Because of USDA regulations, a school cannot unilaterally give students a free lunch, and the USDA also controls how much a district can raise prices, Weber said. There is an effort to get the state to pay for free lunches, he said.

“A lot of members of the public won’t quite understand, well, if you’re a school and you can afford X, Y and Z, why can’t these kids eat for free? There are strict regulations, because it’s run by the USDA. Unfortunately, it doesn’t work that way. If it did, then it would be a lot simpler.”

With the money raised from the fundraiser and donations, it most likely will be applied to uncollectable debt from students and staff members who are no longer at the school, Weber said.

“From there, you have to do it in a very methodical and meticulous way of what is the way that does not discriminate,” he said, noting that paying off the debt of one group of students, such as those who are now on the free-lunch program, discriminates against other students.

The publicity over the fundraiser attracted a lot of negative comments, especially on social media. Weber said he does not blame people for feeling that way.

“School funding is the closest someone’s tax dollars stays to them,” he said. “I’m not unsympathetic to the fact that this is usually the thing they are most concerned about, even if they don’t have kids that go to school.”


Brookfield Board of Education has approved a one-year contract with Cafeteria Supervisor Donna Bailey, but it’s unclear what that will mean for the school’s food service program.
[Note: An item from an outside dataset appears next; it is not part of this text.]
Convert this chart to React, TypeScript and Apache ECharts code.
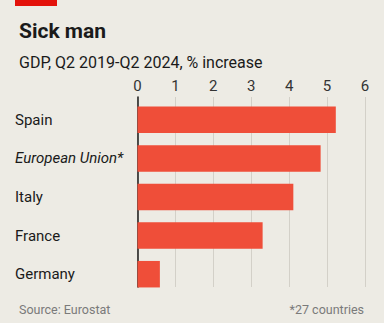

Bailey has been on unpaid Family and Medical Act leave since May 2022, and Nutrition Inc. has been providing cafeteria supervision for this school year.

“I don’t want to speak as to what Ms. Bailey’s intentions are, but if she would return, the board has to decide on Nutrition group’s contract moving forward,” school Supt. Toby Gibson said April 18. “Potentially, she could be working in cooperation” with Nutrition Inc.

Nutrition Inc. was rehired on a one-year contract May 17 at a cost to the district $1,625 a month, said district Treasurer Jordan Weber.

Board member Jerry Necastro voted against bringing back Bailey but said he would not discuss his reason because it is a personnel issue.

Bailey’s contract begins July 1, and she will be paid $45,334.